BURNT EGGPLANT WITH GARLIC, LEMON AND POMEGRANATE SEEDS

BURNT EGGPLANT WITH GARLIC, LEMON AND POMEGRANATE SEEDS

I adore baba ganouj and the eggplant in all its many delicious variations! This version of baba ganouj comes from @ottolenghi and is super bright with the addition of lemon and pomegranate seeds. We use @agrariamannelli single-varietal Moraiolo, which pairs beautifully with the burnt eggplant, and finish the dish with a drizzle of the Moraiolo and a splash of pomegranate molasses. We highly recommend you do the same.

Ingredients

  • 4 large eggplants (about 3 ¼ pounds)
  • 2 cloves garlic, minced grated
  • Zest of 1 lemon
  • 2 tbsp freshly squeezed lemon juice
  • 5 tbsp Azienda Agricola Mannelli Moraiolo extra virgin olive oil
  • 2 tbsp chopped flat-leaf parsley
  • 2 tbsp chopped mint (optional) seeds of 1/2 large pomegranate (scant ½ cup) salt and freshly ground black pepper
  • 4 large eggplants (about 3 ¼ pounds)

Directions

1. Preheat the broiler to medium or high. Line a large baking sheet with aluminum foil.

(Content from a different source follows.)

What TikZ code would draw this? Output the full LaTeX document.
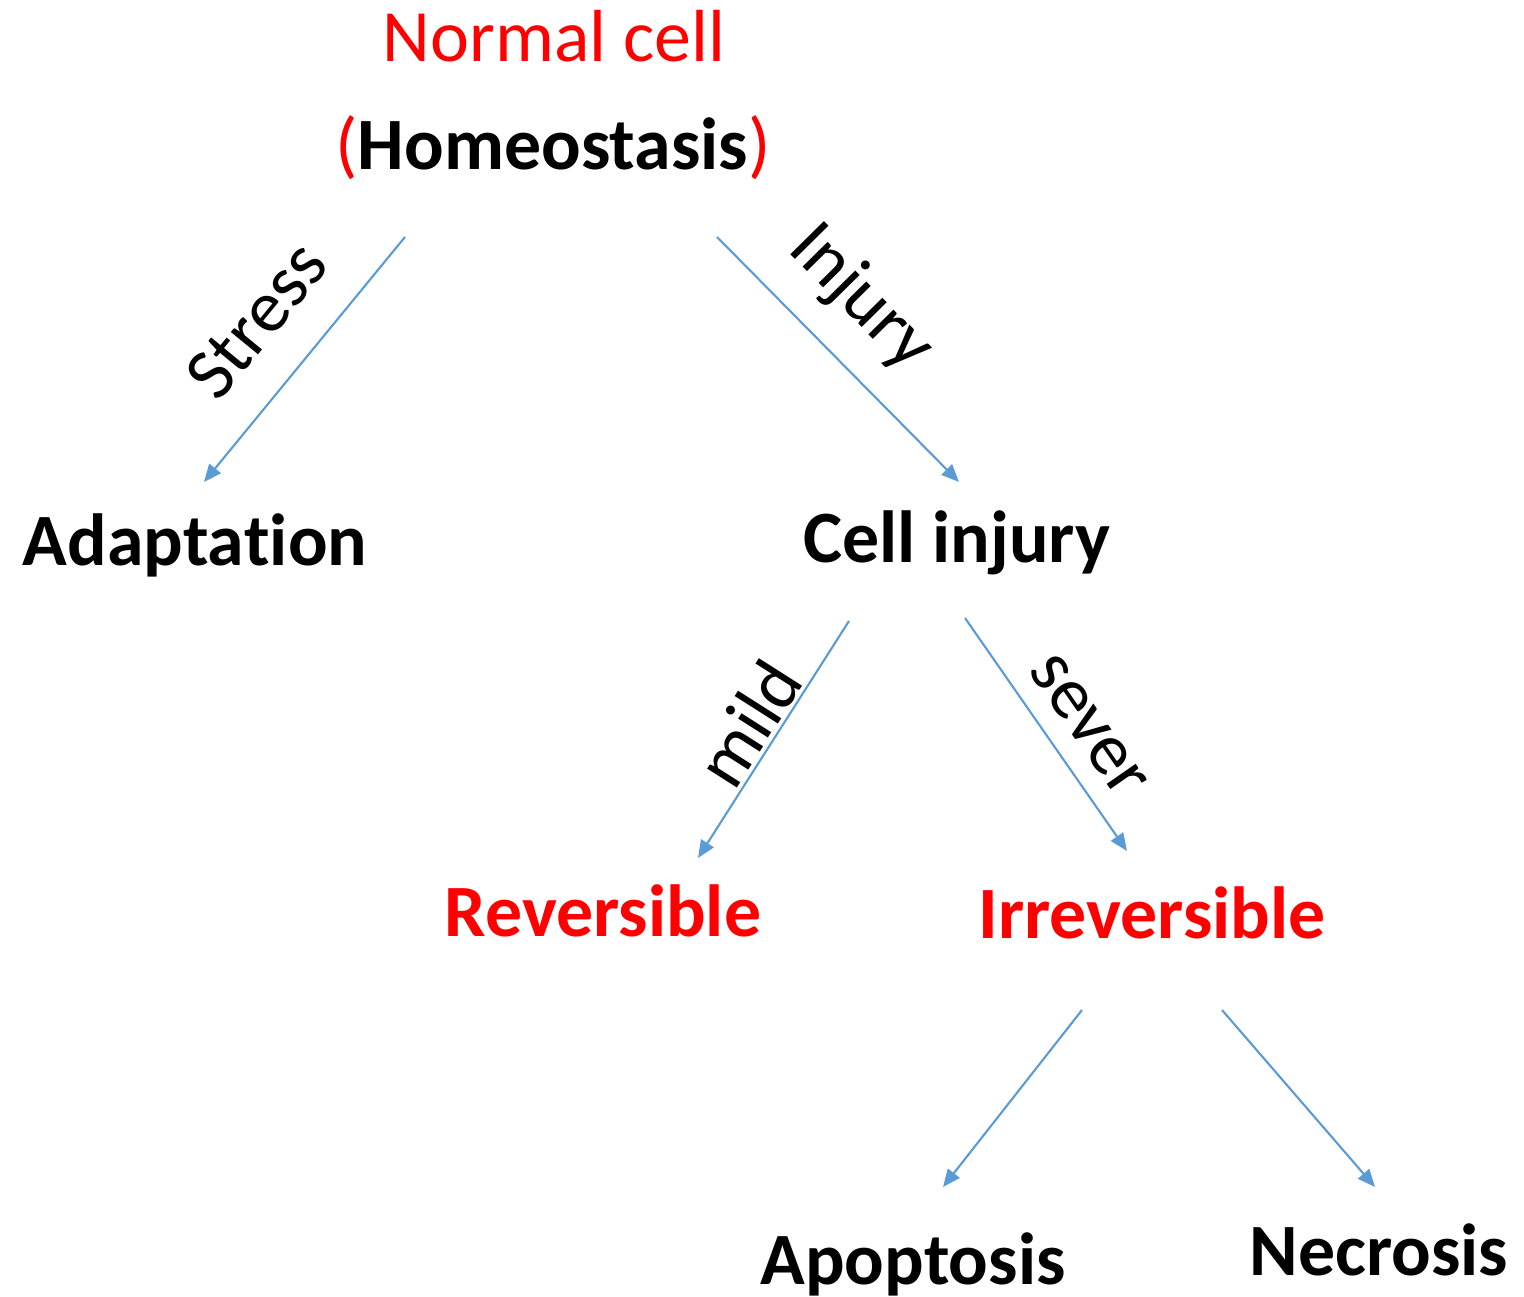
\documentclass[tikz,border=0pt]{standalone}
\usepackage{fontspec}
\setmainfont{Carlito}[RawFeature={-liga;-clig;-calt;-dlig}]
\usetikzlibrary{arrows.meta}
\definecolor{arrowblue}{HTML}{5B9BD5}
\begin{document}
\begin{tikzpicture}[>={Triangle[length=5pt,width=4.2pt]},
    every node/.style={font=\fontsize{21}{25}\selectfont, anchor=base},
    state/.style={font=\fontsize{21}{25}\selectfont\bfseries},
    edge/.style={->, arrowblue, line width=0.6pt},
    lbl/.style={sloped, above, text=black, inner xsep=0pt}]
        \useasboundingbox (0,0) rectangle (15.24,-12.97);

        \node[red] (N) at (5.54,-0.62) {Normal cell};
        \node[state] (H) at (5.53,-1.70) {\textcolor{red}{\mdseries(}Homeostasis\textcolor{red}{\mdseries)}};
        \node[state] (A) at (1.95,-5.66) {Adapta\kern0pt tion};
        \node[state] (C) at (9.57,-5.63) {Cell injury};
        \node[state, red] (R) at (6.03,-9.37) {Reversible};
        \node[state, red] (I) at (11.52,-9.38) {Irreversible};
        \node[state] (Ap) at (9.13,-12.84) {Apoptosis};
        \node[state] (Ne) at (13.79,-12.75) {Necrosis};

        \draw[edge] ([shift={(-1.48,-0.67)}]H.base) -- ([shift={(0.09,0.84)}]A.base)
            node[lbl, midway, inner ysep=0.37cm] {Stress};
        \draw[edge] ([shift={(1.64,-0.67)}]H.base) -- ([shift={(0.02,0.81)}]C.base)
            node[lbl, pos=0.42, inner ysep=0.26cm] {Injury};
        \draw[edge] ([shift={(-1.08,-0.58)}]C.base) -- ([shift={(0.95,0.79)}]R.base)
            node[lbl, midway, inner ysep=0.03cm] {mild};
        \draw[edge] ([shift={(0.08,-0.55)}]C.base) -- ([shift={(-0.25,0.87)}]I.base)
            node[lbl, pos=0.56, inner ysep=0.2cm] {sever};

        \draw[edge] ([shift={(-0.70,-0.72)}]I.base) -- ([shift={(0.30,0.97)}]Ap.base);
        \draw[edge] ([shift={(0.70,-0.72)}]I.base) -- ([shift={(-0.04,0.88)}]Ne.base);
      \end{tikzpicture}
\end{document}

2. Using a sharp paring knife, make deep gashes throughout the eggplant. Place the eggplants on the baking sheet.

3. Broil the eggplants for 40 minutes to an hour (rotating every 20 minutes) or until the eggplant skin has burnt evenly throughout and the insides have collapsed and are completely soft.

4. Remove the eggplant and let cool. Once it is cool enough to handle, cut an opening along each eggplant and scoop out the soft flesh, dividing it into long, thin strips. Discard the skin, and drain the flesh in a colander for at least an hour to get rid of as much moisture as possible.

5. Transfer to a cutting board and chop the flesh then transfer to a medium bowl.

6. Add the garlic, lemon zest and juice, 5 tablespoons Moraiolo olive oil, ½ tsp salt and a good grind of black pepper. Stir and allow eggplant to marinate at room temperature for at least an hour.

7. When you are ready to serve, mix in most of the herbs and taste for seasoning. Pile on a serving plate, scatter on the pomegranate seeds, and garnish with remaining herbs. Drizzle with olive oil and pomegranate molasses.

8. Serve with crusty bread, fresh pita bread or crackers.